Actually, we wondered why all the fuss about katydids? We knew we had them here at The New York Botanical Garden. As part of the efforts to document the natural history of NYBG, Edgardo Rivera and Robert Naczi had been studying insects at NYBG since mid-July. Because many insects find ultraviolet light (“black light”) irresistible, nocturnal collecting with a black light can be a very productive way of surveying local insect diversity. Edgardo and Rob had heard Common True Katydids at NYBG on several occasions, but came to realize their significance after reading announcements about the Cricket Crawl.
And so a team was assembled (see photo by Tom Andres) to confirm the identities of these insects for the Cricket Crawl: Edgardo Rivera (Senior Curatorial Assistant), Tom Andres (Herbarium volunteer), Kendrick Simmons (independent videographer), Jim Schuler (volunteer), and Jessica Arcate (Manager of the Forest). The evening began in the Perennial Garden and Ladies’ Border, and then headed to the knolls of the Arthur and Janet Ross Conifer Arboretum. At these sites four species were heard: Jumping Bush Cricket, Field Cricket, Greater Anglewing, and Common True Katydid. At the Mitsubishi Wetlands the fifth and last species of the night was added to the list, the Oblong-winged Katydid. Next, the team trekked into the center of the Forest. To our surprise one of the great horned owls from the Garden’s resident family was calling. The owl called several times from different trees, and it was incredible to hear. (To hear the sound of a great horned owl, click here.)
The expedition continued across the Garden, stopping at the northern part of the Forest, the Oak Collection, and Family Garden. Brown bats were very active in the Rose Garden and in the Benenson Ornamental Conifers. To complete the tour, the group stopped along Azalea Way and on the main lawns in front of the Library building. A full account of the evening can be found on the expedition blog, which was done in real time from about 8 p.m. to 10:30 p.m., thanks to the dedicated blogger Ann LaVigna at the University of Maryland, and to the Cricket Crawl organizer Sam Droege from the USGS Patuxent Wildlife Research Center in Beltsville, MD.

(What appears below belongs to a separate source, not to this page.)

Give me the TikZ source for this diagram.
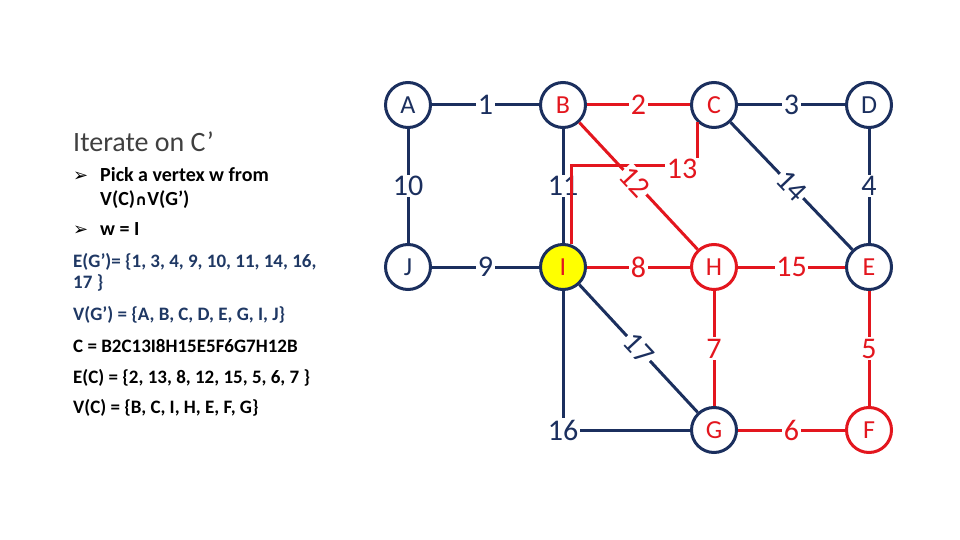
\documentclass[tikz,border=0pt]{standalone}
\usepackage{fontspec}
\setmainfont{Carlito}
\newfontfamily\dejavu{DejaVu Sans}
\definecolor{navy}{HTML}{1B2F5E}
\definecolor{gred}{HTML}{E3161E}
\definecolor{txtnavy}{HTML}{1F3864}
\definecolor{titlegray}{HTML}{404040}
\definecolor{hlyellow}{HTML}{FFFF00}
\begin{document}
\begin{tikzpicture}[x=1pt,y=-1pt,
  vtx/.style={circle, draw=navy, line width=3pt, minimum size=45pt, inner sep=0pt, fill=white,
    font=\fontsize{26}{26}\selectfont, text=navy},
  rtxt/.style={text=gred},
  rring/.style={draw=gred},
  ne/.style={navy, line width=3pt},
  re/.style={gred, line width=3pt},
  lbl/.style={fill=white, inner sep=1.5pt, font=\fontsize{30}{30}\selectfont},
  tx/.style={anchor=base west, inner sep=0pt, font=\bfseries\fontsize{19}{19}\selectfont},
  btx/.style={anchor=base west, inner sep=0pt, font=\bfseries\fontsize{20}{20}\selectfont},
  bul/.style={anchor=base west, inner sep=0pt, font=\dejavu\fontsize{18}{18}\selectfont},
]
\path[use as bounding box] (0,0) rectangle (960,540);

% left text
\node[anchor=base west, inner sep=0pt, font=\fontsize{28}{28}\selectfont, text=titlegray] (t0) at (73,152) {Iterate on C’};
\node[bul] (b1) at (73,182) {➢};
\node[btx] (t1) at (100,182) {Pick a vertex w from};
\node[btx] (t2) at (100,205) {V(C){\dejavu\fontsize{15}{15}\selectfont ∩}V(G’)};
\node[bul] (b2) at (73,235) {➢};
\node[btx] (t3) at (100,235) {w = I};
\node[tx, text=txtnavy] (t4) at (73,267) {E(G’)= \{1, 3, 4, 9, 10, 11, 14, 16,};
\node[tx, text=txtnavy] (t5) at (73,288) {17 \}};
\node[tx, text=txtnavy] (t6) at (73,320) {V(G’) = \{A, B, C, D, E, G, I, J\}};
\node[tx] (t7) at (73,352) {C = B2C13I8H15E5F6G7H12B};
\node[tx] (t8) at (73,383) {E(C) = \{2, 13, 8, 12, 15, 5, 6, 7 \}};
\node[tx] (t9) at (73,413) {V(C) = \{B, C, I, H, E, F, G\}};

% vertices
\node[vtx] (A) at (408,105) {A};
\node[vtx, rtxt] (B) at (563,105) {B};
\node[vtx, rtxt] (C) at (714,105) {C};
\node[vtx] (D) at (869,105) {D};
\node[vtx] (J) at (408,267) {J};
\node[vtx, rtxt, fill=hlyellow] (I) at (563,267) {I};
\node[vtx, rtxt, rring] (H) at (714,267) {H};
\node[vtx, rtxt] (E) at (869,267) {E};
\node[vtx, rtxt] (G) at (714,430) {G};
\node[vtx, rtxt, rring] (F) at (869,430) {F};
\coordinate (k13) at (0,166);

% navy edges
\draw[ne] (A) -- node[lbl]{1} (B);
\draw[ne] (C) -- node[lbl]{3} (D);
\draw[ne] (A) -- node[lbl]{10} (J);
\draw[ne] (B) -- node[lbl]{11} (I);
\draw[ne] (D) -- node[lbl]{4} (E);
\draw[ne] (J) -- node[lbl]{9} (I);
\draw[ne] (C) -- node[lbl, sloped]{14} (E);
\draw[ne] (I) -- node[lbl, sloped]{17} (G);
\draw[ne] (I) |- node[lbl, pos=0.5]{16} (G);

% red edges
\draw[re] (I.70) -- (I.70 |- k13) -| (C.south west);
\node[lbl, text=gred] (l13) at (682,169) {13};
\draw[re] (B) -- node[lbl, sloped, pos=0.47]{12} (H);
\draw[re] (B) -- node[lbl]{2} (C);
\draw[re] (I) -- node[lbl]{8} (H);
\draw[re] (H) -- node[lbl]{15} (E);
\draw[re] (H) -- node[lbl]{7} (G);
\draw[re] (E) -- node[lbl]{5} (F);
\draw[re] (G) -- node[lbl]{6} (F);
\end{tikzpicture}
\end{document}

Yes, we do have katydids! In fact, Common True Katydids were among the most common and easiest to hear of the target cricket and katydid species. Some other teams of observers reported hearing Common True Katydids at a few other sites in New York City, including Staten Island. Refuting the disappearance of this insect from NYC is good news and very exciting. We are particularly pleased that the significance of NYBG, particularly the Forest, as a refuge for wildlife continues to be evident.
It was an extraordinary evening that allowed us to focus on insect sounds—many that we do notice with seasonal change throughout the year but whose distinct differences and overall importance we never really pay attention to. The Cricket Crawl collected valuable data throughout the tri-state area, and publicized awareness for the seven species of insects whose calls all Citizen Scientists that evening learned to recognize. With the Cricket Crawl fresh in our ears, we will now hear the sounds of nature all around us in a new way.